* [Data]

----

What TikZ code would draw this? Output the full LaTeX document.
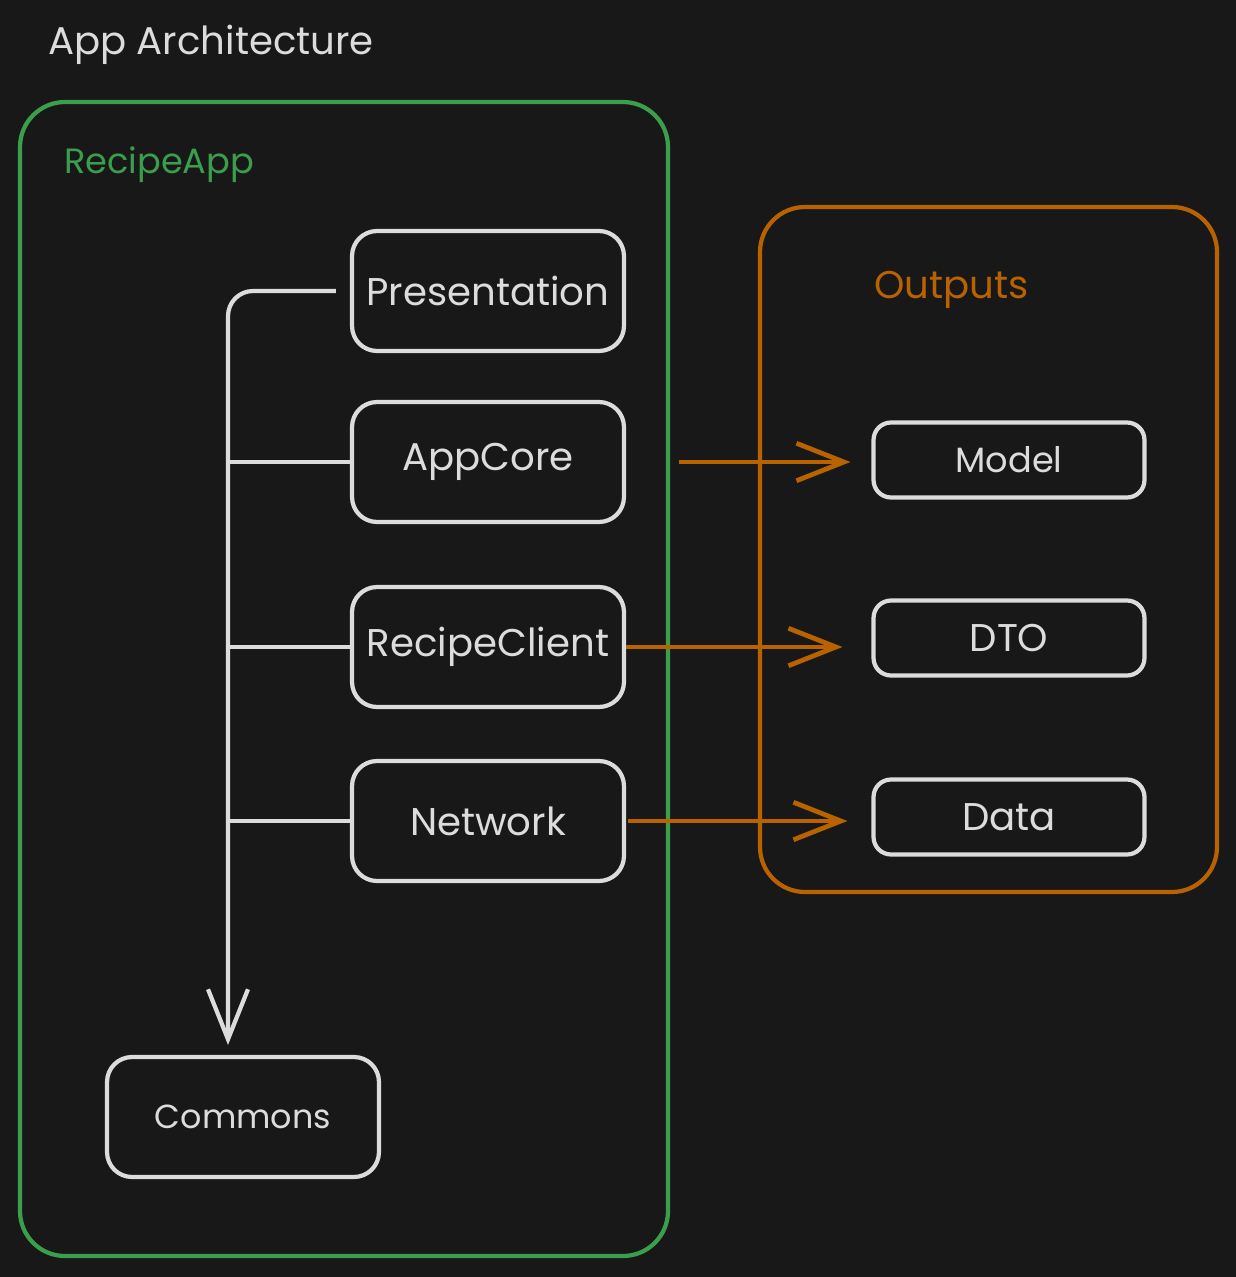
\documentclass[tikz,border=0pt]{standalone}
\usepackage{fontspec}
\setmainfont{Poppins}
\usepackage{xcolor}
\usepackage{tikz}
\usetikzlibrary{arrows.meta,positioning,calc}

\definecolor{canvas}{HTML}{181818}
\definecolor{inkgray}{HTML}{DCDCDC}
\definecolor{appgreen}{HTML}{3A9E4C}
\definecolor{outorange}{HTML}{B86200}

\begin{document}
\begin{tikzpicture}[
  x=0.02cm, y=-0.02cm,
  every node/.style={font=\fontsize{22}{26}\selectfont, text=inkgray},
  module/.style={draw=inkgray, line width=2.4pt, rounded corners=0.5cm,
    minimum width=5.44cm, minimum height=2.4cm, align=center},
  output/.style={draw=inkgray, line width=2.4pt, rounded corners=0.35cm,
    minimum width=5.42cm, minimum height=1.5cm, align=center},
  frame/.style={line width=2.4pt, rounded corners=0.9cm},
  depline/.style={draw=inkgray, line width=2.4pt},
  outline/.style={draw=outorange, line width=2.7pt,
    -{Straight Barb[length=0.95cm, width=0.75cm]}},
]
% canvas
\fill[canvas] (0,0) rectangle (1236,1277);
\useasboundingbox (0,0) rectangle (1236,1277);

% frames
\draw[frame, appgreen] (20,102) rectangle (668,1256);
\draw[frame, outorange] (760,207) rectangle (1217,892);

% titles
\node[anchor=west] (title) at (42,45) {App Architecture};
\node[anchor=west, text=appgreen, font=\fontsize{20}{24}\selectfont] (appname) at (58,165) {RecipeApp};
\node[anchor=west, text=outorange] (outname) at (868,290) {Outputs};

% modules
\node[module] (pres) at (488,291) {Presentation};
\node[module] (core) at (488,462) {AppCore};
\node[module] (rclient) at (488,647) {RecipeClient};
\node[module] (net) at (488,821) {Network};
\node[module, font=\fontsize{19}{23}\selectfont] (commons) at (243,1117) {Commons};

% outputs
\node[output, font=\fontsize{20}{24}\selectfont] (model) at (1009,460) {Model};
\node[output] (dto) at (1009,638) {DTO};
\node[output] (data) at (1009,817) {Data};

% dependency spine
\coordinate (spine) at (228,291);
\draw[depline, rounded corners=0.5cm,
  -{Straight Barb[length=1cm, width=0.8cm]}, shorten >=0.2cm]
  ($(pres.west)+(-14,0)$) -- (spine) -- (spine |- commons.north);
\draw[depline] (core.west) -- (core.west -| spine);
\draw[depline] (rclient.west) -- (rclient.west -| spine);
\draw[depline] (net.west) -- (net.west -| spine);

% outputs
\draw[outline, shorten <=1.06cm, shorten >=0.42cm] (core.east) -- (core.east -| model.west);
\draw[outline, shorten >=0.58cm] (rclient.east) -- (rclient.east -| dto.west);
\draw[outline, shorten <=0.04cm, shorten >=0.48cm] (net.east) -- (net.east -| data.west);
\end{tikzpicture}
\end{document}
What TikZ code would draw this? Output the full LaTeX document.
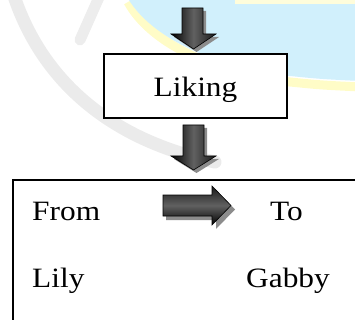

----

Reproduce every line exactly and omit all pictures.

What TikZ code would draw this? Output the full LaTeX document.
\documentclass[tikz,border=0pt]{standalone}
\usepackage{fontspec}
\setmainfont{Poppins}
\usepackage{xcolor}
\usepackage{tikz}
\usetikzlibrary{arrows.meta,positioning,calc}

\definecolor{canvas}{HTML}{181818}
\definecolor{inkgray}{HTML}{DCDCDC}
\definecolor{appgreen}{HTML}{3A9E4C}
\definecolor{outorange}{HTML}{B86200}

\begin{document}
\begin{tikzpicture}[
  x=0.02cm, y=-0.02cm,
  every node/.style={font=\fontsize{22}{26}\selectfont, text=inkgray},
  module/.style={draw=inkgray, line width=2.4pt, rounded corners=0.5cm,
    minimum width=5.44cm, minimum height=2.4cm, align=center},
  output/.style={draw=inkgray, line width=2.4pt, rounded corners=0.35cm,
    minimum width=5.42cm, minimum height=1.5cm, align=center},
  frame/.style={line width=2.4pt, rounded corners=0.9cm},
  depline/.style={draw=inkgray, line width=2.4pt},
  outline/.style={draw=outorange, line width=2.7pt,
    -{Straight Barb[length=0.95cm, width=0.75cm]}},
]
% canvas
\fill[canvas] (0,0) rectangle (1236,1277);
\useasboundingbox (0,0) rectangle (1236,1277);

% frames
\draw[frame, appgreen] (20,102) rectangle (668,1256);
\draw[frame, outorange] (760,207) rectangle (1217,892);

% titles
\node[anchor=west] (title) at (42,45) {App Architecture};
\node[anchor=west, text=appgreen, font=\fontsize{20}{24}\selectfont] (appname) at (58,165) {RecipeApp};
\node[anchor=west, text=outorange] (outname) at (868,290) {Outputs};

% modules
\node[module] (pres) at (488,291) {Presentation};
\node[module] (core) at (488,462) {AppCore};
\node[module] (rclient) at (488,647) {RecipeClient};
\node[module] (net) at (488,821) {Network};
\node[module, font=\fontsize{19}{23}\selectfont] (commons) at (243,1117) {Commons};

% outputs
\node[output, font=\fontsize{20}{24}\selectfont] (model) at (1009,460) {Model};
\node[output] (dto) at (1009,638) {DTO};
\node[output] (data) at (1009,817) {Data};

% dependency spine
\coordinate (spine) at (228,291);
\draw[depline, rounded corners=0.5cm,
  -{Straight Barb[length=1cm, width=0.8cm]}, shorten >=0.2cm]
  ($(pres.west)+(-14,0)$) -- (spine) -- (spine |- commons.north);
\draw[depline] (core.west) -- (core.west -| spine);
\draw[depline] (rclient.west) -- (rclient.west -| spine);
\draw[depline] (net.west) -- (net.west -| spine);

% outputs
\draw[outline, shorten <=1.06cm, shorten >=0.42cm] (core.east) -- (core.east -| model.west);
\draw[outline, shorten >=0.58cm] (rclient.east) -- (rclient.east -| dto.west);
\draw[outline, shorten <=0.04cm, shorten >=0.48cm] (net.east) -- (net.east -| data.west);
\end{tikzpicture}
\end{document}
What TikZ code would draw this? Output the full LaTeX document.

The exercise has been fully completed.